In scenario ⑤,redeploy the affected instance to a different host or authorize the damaged local disk to be replaced. Take note of the following items when you replace the damaged local disk:

Only specific disks of instances equipped with local disks can be isolated. Isolate damaged disks only if system events involve disk isolation events or operations.
Disk isolation and disk maintenance are independent of each other. Disk isolation is required for disk maintenance, but cannot guarantee the result of disk maintenance. Local disk maintenance is not supported for all instances. Initiate disk maintenance only when you receive the notification of disk restoration from Alibaba Cloud.

If you want to restore the local disks for an instance, redeploy the instance. However, when the instance is redeployed, data stored on the local disks is lost. For more information, see Redeploy an instance to which local disks are attached.
When the damaged local disk is replaced, only data of the replaced local disk is lost. The data stored in other local disks on the instance is retained. To replace a damaged local disk on an instance, perform the following operations:
1. You are notified when a local disk on an instance is damaged and scheduled to be isolated.
2. Make preparations such as modifying the /etc/fstab configuration file and backing up data.
3. If the system disk involves a damaged disk isolation event or operation, authorize the damaged local disk to be isolated.
4. If the system event involves a reboot event or operation, restart the instance.
5. Alibaba Cloud removes the damaged local disk from the host on which your instance resides, inserts a new disk, and then sends you a disk restoration notification.
6. If the system event involves a disk restoration event or operation, authorize the disk to be restored.
7. If the system event involves a reboot event or operation, restart the instance.
Note
To replace a damaged local disk, work together with Alibaba Cloud. For more information, see Isolate damaged local disks in the ECS console and Isolate damaged local disks by using Alibaba Cloud CLI.
The following figure shows the event states supported by damage local disk-related system events and the transitions between the event states.

Scenario ⑥

In scenario ⑥, you can redeploy the affected instance to a different host or authorize an in-place repair to be performed. Take note of the following items when you authorize an in-place repair to be performed:

In-place repairs cannot ensure zero data loss or a 100% repair success rate. Before you authorize an in-place repair to be performed, make sure that you have backed up all your key business data.
Only specific disks on instances that are equipped with local disks can be repaired offline.
Within the repair window, the instance cannot be started and continues to be billed based on its billing method.
An in-place repair requires 14 business days to complete. Within the repair window, you can redeploy or release the instance that is being repaired to terminate the repair process.
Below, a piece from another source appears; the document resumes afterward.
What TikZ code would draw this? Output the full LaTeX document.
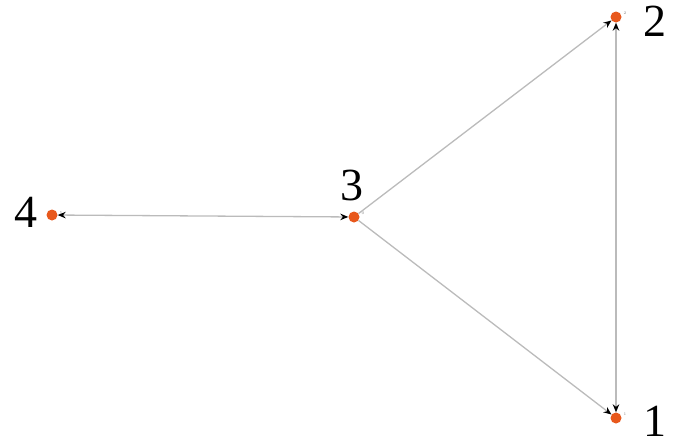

If you want to restore the local disks for an instance, you can redeploy the instance. However, when the instance is redeployed, data stored on the local disks is lost. For more information, see Redeploy an instance to which local disks are attached.
Procedure to handle a SystemMaintenance.StopAndRepair system event:
1. You receive a system event indicating that an instance equipped with local disks needs to be repaired in-place.
2. Use one of the following methods to handle the event:
  - Within the user operation window, stop the instance and authorize an in-place repair to be performed.
  - Wait for the system to stop the instance and repair host hardware.
3. Alibaba Cloud repairs host hardware and sends a repair completion event when the hardware is repaired.
4. Check whether the instance and applications continue to work as expected. If yes, synchronize data based on your business requirements.

For information about the event states supported by SystemMaintenance.StopAndRepair, see System event summary. For the figure that shows the typical transitions between event states, see the States and windows of system events section of the "Overview" topic.

References

You can call the AcceptInquiredSystemEvent operation to accept the default operation for a system event and authorize the system to perform the operation.